Thursday, July 21, 2005

Built to Last

On Monday of last week, Kristine and I decided to visit the Old Victoria site near Rockland, MI. OV is an abandoned village that housed and provisioned copper miners during the 19th and early 20th centuries, now preserved as part of the Keweenaw National Historic Park. Some buildings from the village have been nicely restored and furnished with period items; you can tour them for $5. I was more interested in the ruins, just up the hill from the village, of a mining operation that briefly exploited an 1849 copper strike. Within about a quarter mile radius, there is a cluster of crumbling stone buildings and bulky, rusted machinery. A section of the North Country Trail leads directly thorugh the largest of the buildings, which is missing a roof and glass for the windows, but otherwise seems farily solid (in fact, anchor cables for a nearby radio tower are staked to the buidling's foundation). With trees and wildflowers growing in its corners and from a few stone vaults in the floor, it looks like a garden court. Standing in it while Kristine took photos, I found myself deeply impressed with it for two reasons:

1) Building these structures in a rugged, remote area in the mid-nineteenth century must have required extraordinary planning and ingenuity. No Home Depot up the road if you found you were missing a part or a tool. Of course, I'm sure there were blacksmiths and carpenters on site to fashion some needed items, but you still would have to calculate pretty carefully in advance what you would need to pack in, and know how to respond to inevitable setbacks along the way.
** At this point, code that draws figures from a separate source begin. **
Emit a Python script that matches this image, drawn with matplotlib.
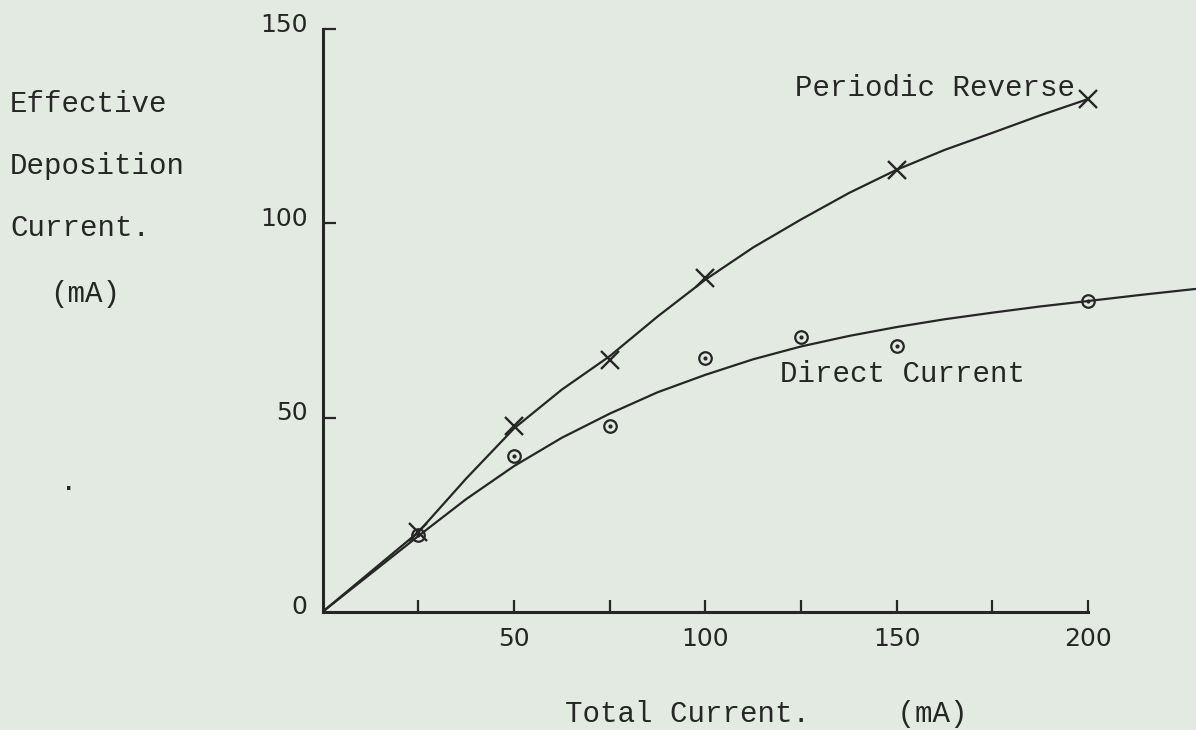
import matplotlib
matplotlib.use('Agg')
import matplotlib.pyplot as plt
from matplotlib.transforms import ScaledTranslation

# Valores (mA)
corrente_total = [25, 50, 75, 100, 150, 200]
reverso_periodico = [20.5, 47.8, 64.8, 85.9, 113.8, 132.0]

corrente_total_dc = [25, 50, 75, 100, 125, 150, 200]
corrente_direta = [19.8, 40.2, 47.8, 65.3, 70.7, 68.3, 79.9]

# Curvas desenhadas à mão (pontos lidos ao longo da linha)
curva_pr_x = [0, 25, 37.5, 50, 62.5, 75, 87.5, 100, 112.5, 125, 137.5, 150, 162.5, 175, 187.5, 200]
curva_pr_y = [0, 20.5, 34.3, 47.2, 57.2, 65.8, 76.0, 85.5, 93.8, 101.0, 107.8, 113.8, 118.9, 123.3, 127.8, 132.0]

curva_dc_x = [0, 25, 37.5, 50, 62.5, 75, 87.5, 100, 112.5, 125, 137.5, 150, 162.5, 175, 187.5, 200, 214, 228]
curva_dc_y = [0, 19.5, 29.0, 37.5, 44.8, 51.0, 56.5, 61.0, 65.0, 68.3, 71.0, 73.3, 75.3, 77.0, 78.6, 80.0, 81.6, 83.1]

rotulos_x = [50, 100, 150, 200]
menores_x = [25, 75, 125, 175]
rotulos_y = [0, 50, 100, 150]

papel = '#e3eae2'
tinta = '#262626'
mono = 'Liberation Mono'
tam = 21

fig = plt.figure(figsize=(11.96, 7.30), dpi=100, facecolor=papel)
ax = fig.add_axes([0.2698, 0.162, 0.7302, 0.838])
ax.set_facecolor(papel)

# Curvas
ax.plot(curva_pr_x, curva_pr_y, color=tinta, linewidth=1.6, solid_capstyle='round',
        solid_joinstyle='round')
ax.plot(curva_dc_x, curva_dc_y, color=tinta, linewidth=1.6, solid_capstyle='round',
        solid_joinstyle='round')

# Marcadores
ax.plot(corrente_total, reverso_periodico, linestyle='none', marker='x',
        markersize=13, markeredgewidth=1.7, color=tinta)
ax.plot(corrente_total_dc, corrente_direta, linestyle='none', marker='o',
        markersize=9, markeredgewidth=1.6, markerfacecolor='none', markeredgecolor=tinta)
ax.plot(corrente_total_dc, corrente_direta, linestyle='none', marker='o',
        markersize=2, color=tinta)

# Eixos
ax.set_xlim(0, 228.2)
ax.set_ylim(0, 157.5)
for lado in ['top', 'right']:
    ax.spines[lado].set_visible(False)
ax.spines['left'].set_bounds(0, 150)
ax.spines['bottom'].set_bounds(0, 200)
for lado in ['left', 'bottom']:
    ax.spines[lado].set_linewidth(2.2)
    ax.spines[lado].set_color(tinta)

ax.set_xticks(rotulos_x)
ax.set_xticks(menores_x, minor=True)
ax.set_xticklabels([str(v) for v in rotulos_x])
ax.set_yticks(rotulos_y)
ax.set_yticklabels([str(v) for v in rotulos_y])
ax.tick_params(axis='x', which='both', direction='in', length=9, width=1.6,
               color=tinta, labelsize=18, labelcolor=tinta, pad=11)
ax.tick_params(axis='y', direction='in', length=9, width=1.6,
               color=tinta, labelsize=18, labelcolor=tinta, pad=11)
ax.yaxis.get_major_ticks()[0].tick1line.set_visible(False)

# Rótulos do eixo y um pouco acima das marcas, como no original
desloc = ScaledTranslation(0, 7 / 100, fig.dpi_scale_trans)
for rotulo in ax.get_yticklabels():
    rotulo.set_transform(rotulo.get_transform() + desloc)

# Textos à máquina de escrever
fig.text(10 / 1196, 1 - 104 / 730, 'Effective', family=mono, fontsize=tam,
         color=tinta, va='center', ha='left')
fig.text(10 / 1196, 1 - 166 / 730, 'Deposition', family=mono, fontsize=tam,
         color=tinta, va='center', ha='left')
fig.text(10 / 1196, 1 - 228 / 730, 'Current.', family=mono, fontsize=tam,
         color=tinta, va='center', ha='left')
fig.text(50 / 1196, 1 - 294 / 730, '(mA)', family=mono, fontsize=tam,
         color=tinta, va='center', ha='left')
fig.text(60 / 1196, 1 - 482 / 730, '.', family=mono, fontsize=tam,
         color=tinta, va='center', ha='left')

fig.text(795 / 1196, 1 - 88 / 730, 'Periodic Reverse', family=mono, fontsize=tam,
         color=tinta, va='center', ha='left')
fig.text(780 / 1196, 1 - 374 / 730, 'Direct Current', family=mono, fontsize=tam,
         color=tinta, va='center', ha='left')
fig.text(565 / 1196, 1 - 714 / 730, 'Total Current.     (mA)', family=mono, fontsize=tam,
         color=tinta, va='center', ha='left')

fig.savefig('out.png', dpi=100, facecolor=papel)
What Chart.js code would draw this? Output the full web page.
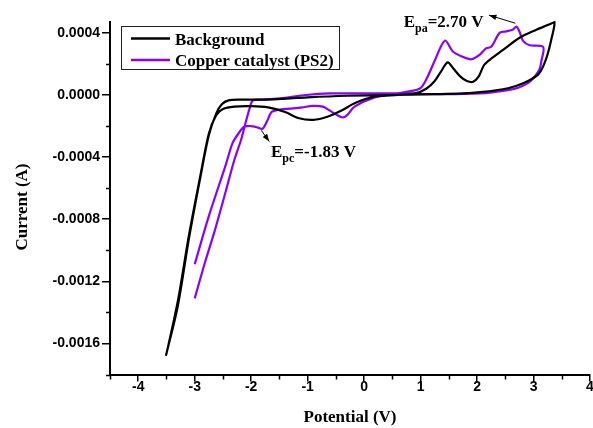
<!DOCTYPE html>
<html>
<head>
<meta charset="utf-8">
<script src="https://cdn.jsdelivr.net/npm/chart.js@4.4.1/dist/chart.umd.min.js"></script>
<style>
  html, body { margin: 0; padding: 0; background: #fff; }
  canvas { display: block; }
</style>
</head>
<body>
<canvas id="chart" width="593" height="428"></canvas>
<script>
// Background scan (black), one closed sweep
const bgX = [-3.49, -3.30, -3.10, -2.90, -2.75, -2.62, -2.50, -2.30, -2.00, -1.70, -1.40, -1.15, -0.90, -0.65, -0.40, -0.15,
  0.20, 0.60, 0.90, 1.10, 1.25, 1.36, 1.48, 1.58, 1.70, 1.82, 1.93, 2.03, 2.12, 2.22, 2.46, 2.76, 3.05, 3.25, 3.37,
  3.31, 3.22, 3.10, 2.93, 2.70, 2.46, 2.10, 1.75, 1.20, 0.50, -0.30, -1.00, -1.60, -2.20, -2.40, -2.52, -2.62, -2.75,
  -2.90, -3.10, -3.30, -3.51];
const bgY = [-0.00165, -0.00133, -0.00090, -0.00052, -0.00025, -0.00013, -0.00009, -0.000075, -0.000072, -0.00008,
  -0.00011, -0.00015, -0.00016, -0.00014, -0.00010, -0.00005, -0.00001, 0.0, 0.00001, 0.00004, 0.00009, 0.00015,
  0.00021, 0.00017, 0.00012, 0.00009, 0.000085, 0.00012, 0.00019, 0.000225, 0.00029, 0.00037, 0.00042, 0.00045,
  0.00047, 0.00035, 0.00023, 0.00014, 0.000095, 0.00006, 0.000037, 0.00002, 0.00001, 0.000005, 0.0, -0.000005,
  -0.000015, -0.000028, -0.00003, -0.000035, -0.00006, -0.00012, -0.00026, -0.00053, -0.00092, -0.00136, -0.00168];

// Copper catalyst (PS2) scan (purple)
const cuX = [-3.00, -2.75, -2.45, -2.33, -2.21, -2.13, -2.05, -1.97, -1.88, -1.80, -1.72, -1.64, -1.52, -1.32, -1.10,
  -0.91, -0.73, -0.61, -0.50, -0.38, -0.30, -0.17, 0.15, 0.57, 0.98, 1.10, 1.25, 1.43, 1.57, 1.72, 1.90, 2.05, 2.16,
  2.25, 2.40, 2.52, 2.63, 2.70, 2.76, 2.81, 2.93, 3.17, 3.14, 3.10, 2.95, 2.75, 2.52, 2.05, 1.40, 0.60, 0.00, -0.60,
  -1.03, -1.44, -1.80, -1.97, -2.03, -2.10, -2.18, -2.30, -2.45, -2.65, -2.82, -3.00];
const cuY = [-0.00109, -0.00078, -0.00045, -0.00031, -0.00024, -0.000205, -0.0002, -0.000202, -0.00021, -0.000218,
  -0.00017, -0.00011, -0.000095, -0.000088, -0.00008, -0.00007, -0.000075, -0.0001, -0.000125, -0.000145, -0.00013,
  -0.000075, -0.00002, 0.00001, 0.00004, 0.0001, 0.00022, 0.00035, 0.00028, 0.00025, 0.00023, 0.00026, 0.0003,
  0.00031, 0.0004, 0.00041, 0.00042, 0.00044, 0.0004, 0.00035, 0.00032, 0.00031, 0.00022, 0.00016, 0.00009, 0.00005,
  0.00003, 0.00001, 0.000005, 0.00001, 0.00001, 0.00001, 0.0, -0.00002, -0.00003, -0.000035, -0.00009, -0.00018,
  -0.00029, -0.00042, -0.00062, -0.00088, -0.00108, -0.00131];

const seriesLabels = ["Background", "Copper catalyst (PS2)"];
const seriesColors = ["#000000", "#8a00ff"];

const xTicks = [-4, -3, -2, -1, 0, 1, 2, 3, 4];
const yTicks = [-0.0016, -0.0012, -0.0008, -0.0004, 0, 0.0004];

// peak labels: text anchor and arrow (tail -> head), in data units
const peakNotes = [
  { main: "E", sub: "pa", rest: "=2.70 V", at: [0.70, 0.000438], from: [2.68, 0.000462], to: [2.21, 0.000514] },
  { main: "E", sub: "pc", rest: "=-1.83 V", at: [-1.65, -0.000401], from: [-1.82, -0.000228], to: [-1.68, -0.000300] },
];

const serif = "'Liberation Serif', 'Times New Roman', serif";
Chart.defaults.font.family = "'Liberation Sans', Arial, sans-serif";
Chart.defaults.color = "#000";

const toPoints = (xs, ys) => xs.map((x, i) => ({ x: x, y: ys[i] }));

const minorTicks = {
  id: "minorTicks",
  afterDraw(chart) {
    const ctx = chart.ctx;
    const xs = chart.scales.x, ys = chart.scales.y;
    ctx.save();
    ctx.strokeStyle = "#000";
    ctx.lineWidth = 1.5;
    ctx.beginPath();
    const xm = [xTicks[0] - 0.5];
    for (let i = 0; i < xTicks.length - 1; i++) xm.push((xTicks[i] + xTicks[i + 1]) / 2);
    xm.forEach(v => {
      const px = Math.round(xs.getPixelForValue(v)) + 0.5;
      ctx.moveTo(px, xs.top);
      ctx.lineTo(px, xs.top + 5);
    });
    const ym = [yTicks[0] - 0.0002];
    for (let i = 0; i < yTicks.length - 1; i++) ym.push((yTicks[i] + yTicks[i + 1]) / 2);
    ym.forEach(v => {
      const py = Math.round(ys.getPixelForValue(v)) + 0.5;
      ctx.moveTo(ys.right, py);
      ctx.lineTo(ys.right - 4, py);
    });
    ctx.stroke();
    ctx.restore();
  }
};

const legendBox = {
  id: "legendBox",
  afterDraw(chart) {
    const ctx = chart.ctx;
    ctx.save();
    ctx.strokeStyle = "#222";
    ctx.lineWidth = 1;
    ctx.strokeRect(121.5, 26.5, 218, 43);
    ctx.font = "bold 17px " + serif;
    ctx.textBaseline = "alphabetic";
    chart.data.datasets.forEach((ds, i) => {
      const y = 38.5 + i * 21.5;
      ctx.strokeStyle = ds.borderColor;
      ctx.lineWidth = 2.4;
      ctx.beginPath();
      ctx.moveTo(131, y);
      ctx.lineTo(170, y);
      ctx.stroke();
      ctx.fillStyle = "#000";
      ctx.fillText(ds.label, 175, y + 6);
    });
    ctx.restore();
  }
};

const notes = {
  id: "notes",
  afterDraw(chart) {
    const ctx = chart.ctx;
    const xs = chart.scales.x, ys = chart.scales.y;
    ctx.save();
    ctx.fillStyle = "#000";
    ctx.strokeStyle = "#000";
    peakNotes.forEach(n => {
      let x = xs.getPixelForValue(n.at[0]);
      const y = ys.getPixelForValue(n.at[1]);
      ctx.font = "bold 17px " + serif;
      ctx.fillText(n.main, x, y);
      x += ctx.measureText(n.main).width;
      ctx.font = "bold 12px " + serif;
      ctx.fillText(n.sub, x, y + 5);
      x += ctx.measureText(n.sub).width;
      ctx.font = "bold 17px " + serif;
      ctx.fillText(n.rest, x, y);

      const x0 = xs.getPixelForValue(n.from[0]), y0 = ys.getPixelForValue(n.from[1]);
      const x1 = xs.getPixelForValue(n.to[0]), y1 = ys.getPixelForValue(n.to[1]);
      const a = Math.atan2(y1 - y0, x1 - x0);
      ctx.lineWidth = 1;
      ctx.beginPath();
      ctx.moveTo(x0, y0);
      ctx.lineTo(x1, y1);
      ctx.stroke();
      ctx.beginPath();
      ctx.moveTo(x1, y1);
      ctx.lineTo(x1 - 8 * Math.cos(a - 0.35), y1 - 8 * Math.sin(a - 0.35));
      ctx.lineTo(x1 - 8 * Math.cos(a + 0.35), y1 - 8 * Math.sin(a + 0.35));
      ctx.closePath();
      ctx.fill();
    });

    // y axis title
    ctx.font = "bold 17px " + serif;
    ctx.textAlign = "center";
    ctx.textBaseline = "middle";
    ctx.translate(23, 207);
    ctx.rotate(-Math.PI / 2);
    ctx.fillText("Current (A)", 0, 0);
    ctx.restore();
  }
};

const ctx = document.getElementById("chart").getContext("2d");
new Chart(ctx, {
  type: "scatter",
  data: {
    datasets: [
      {
        label: seriesLabels[0],
        data: toPoints(bgX, bgY),
        showLine: true,
        borderColor: seriesColors[0],
        borderWidth: 2.2,
        pointRadius: 0,
        tension: 0.3,
        clip: false,
      },
      {
        label: seriesLabels[1],
        data: toPoints(cuX, cuY),
        showLine: true,
        borderColor: seriesColors[1],
        borderWidth: 2.2,
        pointRadius: 0,
        tension: 0.3,
        clip: false,
      },
    ],
  },
  options: {
    responsive: false,
    animation: false,
    devicePixelRatio: 1,
    layout: { padding: { top: 22, right: 3, left: 0, bottom: 0 } },
    plugins: {
      legend: { display: false },
      tooltip: { enabled: false },
    },
    scales: {
      x: {
        type: "linear",
        min: -4.5,
        max: 4,
        afterBuildTicks: s => { s.ticks = xTicks.map(v => ({ value: v })); },
        afterFit: s => { s.height = 53.5; },
        grid: { drawOnChartArea: false, drawTicks: true, tickLength: 7, color: "#000", lineWidth: 1.5 },
        border: { display: true, color: "#000", width: 2 },
        ticks: { font: { size: 14, weight: "bold" }, padding: -3, maxRotation: 0, callback: v => String(v) },
        title: {
          display: true,
          text: "Potential (V)",
          font: { family: serif, size: 17, weight: "bold" },
          padding: { top: 0, bottom: 0 },
        },
      },
      y: {
        type: "linear",
        min: -0.0018,
        max: 0.00047,
        afterBuildTicks: s => { s.ticks = yTicks.map(v => ({ value: v })); },
        afterFit: s => { s.width = 110; },
        grid: { drawOnChartArea: false, drawTicks: true, tickLength: 8, color: "#000", lineWidth: 1.5 },
        border: { display: true, color: "#000", width: 2 },
        ticks: { font: { size: 14, weight: "bold" }, padding: 2, callback: v => v.toFixed(4) },
      },
    },
  },
  plugins: [minorTicks, legendBox, notes],
});
</script>
</body>
</html>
2) These things were built with care. The wooden window frames that remain in the mine buildings have been exposed to the elements and unmaintained for the better part of a century and a half--and they're still in better shape than most of the woodwork on my porch. Give them a little primer and paint, some new glass panes, and no one would know they hadn't been lovingly tended.

We were told by a guide in the village area that one of the old mine buildings just off the park site has been restored as a private home. Pretty sweet quarters, I'd bet, and possibly worth more than the little ore that mine ever produced.